Information supplied:
╔══
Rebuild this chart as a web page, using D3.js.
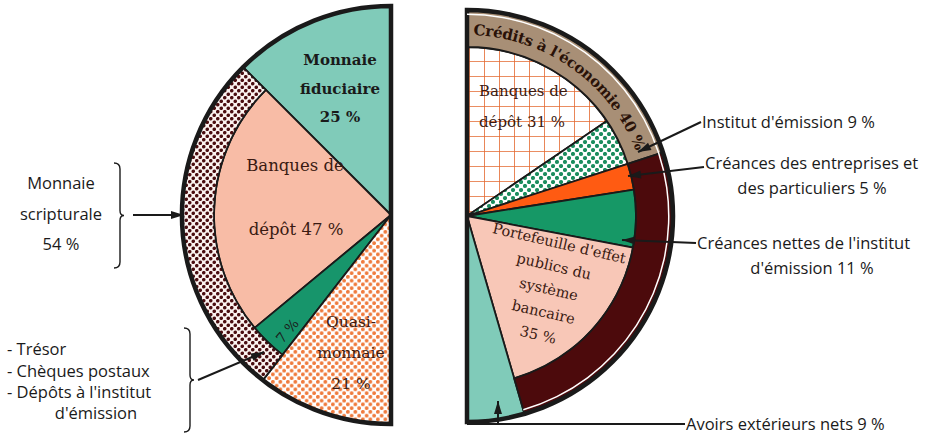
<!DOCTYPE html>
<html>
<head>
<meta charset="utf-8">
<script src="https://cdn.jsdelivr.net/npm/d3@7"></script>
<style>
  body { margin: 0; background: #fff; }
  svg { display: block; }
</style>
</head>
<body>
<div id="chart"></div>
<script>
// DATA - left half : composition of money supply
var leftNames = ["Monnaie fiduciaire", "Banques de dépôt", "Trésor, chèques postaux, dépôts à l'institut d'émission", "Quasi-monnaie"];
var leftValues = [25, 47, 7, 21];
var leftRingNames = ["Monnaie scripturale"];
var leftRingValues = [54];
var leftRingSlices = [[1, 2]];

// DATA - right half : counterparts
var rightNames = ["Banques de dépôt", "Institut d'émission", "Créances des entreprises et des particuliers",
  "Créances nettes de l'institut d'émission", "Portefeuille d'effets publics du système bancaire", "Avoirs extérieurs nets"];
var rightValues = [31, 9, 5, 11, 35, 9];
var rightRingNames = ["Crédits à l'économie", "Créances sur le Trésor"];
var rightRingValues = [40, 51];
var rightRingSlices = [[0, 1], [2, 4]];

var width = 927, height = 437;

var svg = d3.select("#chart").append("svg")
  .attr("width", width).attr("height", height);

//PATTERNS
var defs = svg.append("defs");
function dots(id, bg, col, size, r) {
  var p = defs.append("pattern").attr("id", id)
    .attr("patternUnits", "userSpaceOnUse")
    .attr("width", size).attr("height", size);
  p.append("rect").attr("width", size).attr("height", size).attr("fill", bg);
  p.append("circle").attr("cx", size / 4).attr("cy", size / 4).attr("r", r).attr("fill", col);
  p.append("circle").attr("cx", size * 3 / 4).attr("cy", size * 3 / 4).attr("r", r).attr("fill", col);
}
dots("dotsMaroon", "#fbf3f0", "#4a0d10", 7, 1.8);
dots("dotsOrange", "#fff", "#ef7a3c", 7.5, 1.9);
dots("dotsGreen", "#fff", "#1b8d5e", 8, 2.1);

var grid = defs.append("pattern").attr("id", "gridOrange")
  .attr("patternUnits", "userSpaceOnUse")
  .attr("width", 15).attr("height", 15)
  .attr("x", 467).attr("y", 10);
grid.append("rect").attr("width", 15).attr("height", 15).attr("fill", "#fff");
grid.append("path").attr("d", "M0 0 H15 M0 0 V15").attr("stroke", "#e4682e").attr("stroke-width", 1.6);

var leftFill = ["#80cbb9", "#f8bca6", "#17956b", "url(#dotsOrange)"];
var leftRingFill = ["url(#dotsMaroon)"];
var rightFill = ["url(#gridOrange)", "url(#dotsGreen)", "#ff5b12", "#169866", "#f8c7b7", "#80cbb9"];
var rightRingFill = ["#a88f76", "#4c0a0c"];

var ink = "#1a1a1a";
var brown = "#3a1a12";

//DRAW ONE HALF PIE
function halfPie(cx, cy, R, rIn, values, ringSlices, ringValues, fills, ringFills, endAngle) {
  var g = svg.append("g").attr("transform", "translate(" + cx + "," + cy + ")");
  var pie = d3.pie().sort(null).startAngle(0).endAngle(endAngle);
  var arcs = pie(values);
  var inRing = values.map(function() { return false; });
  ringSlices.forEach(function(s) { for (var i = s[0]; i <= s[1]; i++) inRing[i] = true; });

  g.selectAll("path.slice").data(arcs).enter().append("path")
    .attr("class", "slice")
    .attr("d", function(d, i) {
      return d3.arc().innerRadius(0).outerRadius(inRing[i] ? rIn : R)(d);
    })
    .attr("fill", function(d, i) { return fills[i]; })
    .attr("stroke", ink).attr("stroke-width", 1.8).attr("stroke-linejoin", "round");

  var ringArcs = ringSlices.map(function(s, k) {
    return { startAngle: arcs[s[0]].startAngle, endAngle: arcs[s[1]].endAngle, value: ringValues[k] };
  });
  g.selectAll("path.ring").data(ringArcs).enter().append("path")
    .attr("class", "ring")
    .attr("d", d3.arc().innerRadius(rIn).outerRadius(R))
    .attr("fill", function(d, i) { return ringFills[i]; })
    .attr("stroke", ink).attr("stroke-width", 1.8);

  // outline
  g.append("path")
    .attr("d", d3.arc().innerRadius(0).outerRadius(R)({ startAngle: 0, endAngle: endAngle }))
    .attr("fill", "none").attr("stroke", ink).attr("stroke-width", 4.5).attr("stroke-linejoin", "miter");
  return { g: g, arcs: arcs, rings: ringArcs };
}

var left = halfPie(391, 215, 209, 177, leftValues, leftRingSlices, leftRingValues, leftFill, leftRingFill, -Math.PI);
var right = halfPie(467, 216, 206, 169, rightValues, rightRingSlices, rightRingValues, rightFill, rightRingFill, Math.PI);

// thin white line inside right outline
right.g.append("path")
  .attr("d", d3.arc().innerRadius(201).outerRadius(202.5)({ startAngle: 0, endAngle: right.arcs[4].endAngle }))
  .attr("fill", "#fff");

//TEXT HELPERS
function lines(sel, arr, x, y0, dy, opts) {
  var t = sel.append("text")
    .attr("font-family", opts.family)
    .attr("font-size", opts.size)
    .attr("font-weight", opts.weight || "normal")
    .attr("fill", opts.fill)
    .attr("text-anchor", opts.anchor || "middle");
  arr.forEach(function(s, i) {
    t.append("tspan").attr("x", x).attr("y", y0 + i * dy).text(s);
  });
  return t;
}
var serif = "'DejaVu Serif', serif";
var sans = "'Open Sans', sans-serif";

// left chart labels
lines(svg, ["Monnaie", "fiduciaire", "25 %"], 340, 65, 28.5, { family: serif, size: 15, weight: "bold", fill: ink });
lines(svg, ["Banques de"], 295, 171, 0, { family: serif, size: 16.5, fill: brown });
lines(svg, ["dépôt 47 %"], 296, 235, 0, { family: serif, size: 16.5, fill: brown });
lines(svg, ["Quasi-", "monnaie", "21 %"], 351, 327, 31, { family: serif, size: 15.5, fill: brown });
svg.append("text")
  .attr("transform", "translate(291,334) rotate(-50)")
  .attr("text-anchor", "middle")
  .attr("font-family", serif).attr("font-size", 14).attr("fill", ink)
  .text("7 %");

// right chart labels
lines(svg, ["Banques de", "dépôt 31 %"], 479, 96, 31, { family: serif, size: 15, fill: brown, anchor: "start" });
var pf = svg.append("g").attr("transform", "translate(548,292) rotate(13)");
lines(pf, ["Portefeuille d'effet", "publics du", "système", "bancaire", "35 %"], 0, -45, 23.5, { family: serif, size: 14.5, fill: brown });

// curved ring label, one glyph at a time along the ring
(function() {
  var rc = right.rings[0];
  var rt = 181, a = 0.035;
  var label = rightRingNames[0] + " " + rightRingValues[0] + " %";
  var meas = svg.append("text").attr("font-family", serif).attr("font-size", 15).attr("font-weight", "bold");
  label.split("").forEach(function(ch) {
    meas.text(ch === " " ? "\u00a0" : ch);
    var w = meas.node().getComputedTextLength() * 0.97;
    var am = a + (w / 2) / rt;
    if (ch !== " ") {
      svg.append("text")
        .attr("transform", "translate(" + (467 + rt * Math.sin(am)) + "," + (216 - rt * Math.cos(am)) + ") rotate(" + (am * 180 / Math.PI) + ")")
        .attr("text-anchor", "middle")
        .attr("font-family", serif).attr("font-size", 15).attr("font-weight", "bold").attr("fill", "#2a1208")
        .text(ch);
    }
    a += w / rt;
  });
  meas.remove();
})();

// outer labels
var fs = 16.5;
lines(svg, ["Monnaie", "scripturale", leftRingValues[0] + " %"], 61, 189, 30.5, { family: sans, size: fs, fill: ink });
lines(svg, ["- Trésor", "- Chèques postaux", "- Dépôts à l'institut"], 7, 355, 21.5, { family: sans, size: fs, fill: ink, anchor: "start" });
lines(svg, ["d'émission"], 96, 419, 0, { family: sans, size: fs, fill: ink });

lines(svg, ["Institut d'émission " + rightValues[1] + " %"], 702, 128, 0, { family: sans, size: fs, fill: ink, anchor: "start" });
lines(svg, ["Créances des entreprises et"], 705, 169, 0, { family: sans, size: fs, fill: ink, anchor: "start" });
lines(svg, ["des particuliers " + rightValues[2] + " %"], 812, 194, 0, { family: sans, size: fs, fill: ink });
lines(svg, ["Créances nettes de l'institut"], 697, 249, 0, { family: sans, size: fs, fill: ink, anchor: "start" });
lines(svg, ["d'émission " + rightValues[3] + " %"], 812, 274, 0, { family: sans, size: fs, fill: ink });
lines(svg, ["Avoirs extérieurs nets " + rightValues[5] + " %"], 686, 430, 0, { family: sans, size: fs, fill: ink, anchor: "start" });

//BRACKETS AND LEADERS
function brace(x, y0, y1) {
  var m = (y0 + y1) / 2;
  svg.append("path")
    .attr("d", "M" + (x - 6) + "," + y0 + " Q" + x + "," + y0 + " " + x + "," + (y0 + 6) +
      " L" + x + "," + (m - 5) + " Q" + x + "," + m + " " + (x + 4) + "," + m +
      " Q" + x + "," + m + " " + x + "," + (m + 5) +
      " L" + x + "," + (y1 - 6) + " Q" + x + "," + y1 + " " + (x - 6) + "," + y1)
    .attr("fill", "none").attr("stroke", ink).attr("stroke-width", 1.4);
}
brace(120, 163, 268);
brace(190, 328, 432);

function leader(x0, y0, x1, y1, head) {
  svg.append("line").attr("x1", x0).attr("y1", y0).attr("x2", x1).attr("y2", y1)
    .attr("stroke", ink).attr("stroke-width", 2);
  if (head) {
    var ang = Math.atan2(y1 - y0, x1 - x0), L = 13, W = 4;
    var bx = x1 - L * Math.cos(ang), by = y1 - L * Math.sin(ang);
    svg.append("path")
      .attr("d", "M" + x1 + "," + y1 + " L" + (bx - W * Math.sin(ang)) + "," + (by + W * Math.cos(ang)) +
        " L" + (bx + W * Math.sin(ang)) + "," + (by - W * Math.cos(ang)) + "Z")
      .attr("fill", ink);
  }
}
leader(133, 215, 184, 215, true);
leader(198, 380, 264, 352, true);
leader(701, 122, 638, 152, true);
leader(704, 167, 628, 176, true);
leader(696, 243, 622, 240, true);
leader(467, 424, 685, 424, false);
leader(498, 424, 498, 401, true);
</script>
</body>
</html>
╚══
Set task: Each line from the top of the material through the line containing "var leftRingSlices = [[1, 2]];" should be reproduced exactly; please drop any images.

Result of the task:
Rebuild this chart as a web page, using D3.js.
<!DOCTYPE html>
<html>
<head>
<meta charset="utf-8">
<script src="https://cdn.jsdelivr.net/npm/d3@7"></script>
<style>
  body { margin: 0; background: #fff; }
  svg { display: block; }
</style>
</head>
<body>
<div id="chart"></div>
<script>
// DATA - left half : composition of money supply
var leftNames = ["Monnaie fiduciaire", "Banques de dépôt", "Trésor, chèques postaux, dépôts à l'institut d'émission", "Quasi-monnaie"];
var leftValues = [25, 47, 7, 21];
var leftRingNames = ["Monnaie scripturale"];
var leftRingValues = [54];
var leftRingSlices = [[1, 2]];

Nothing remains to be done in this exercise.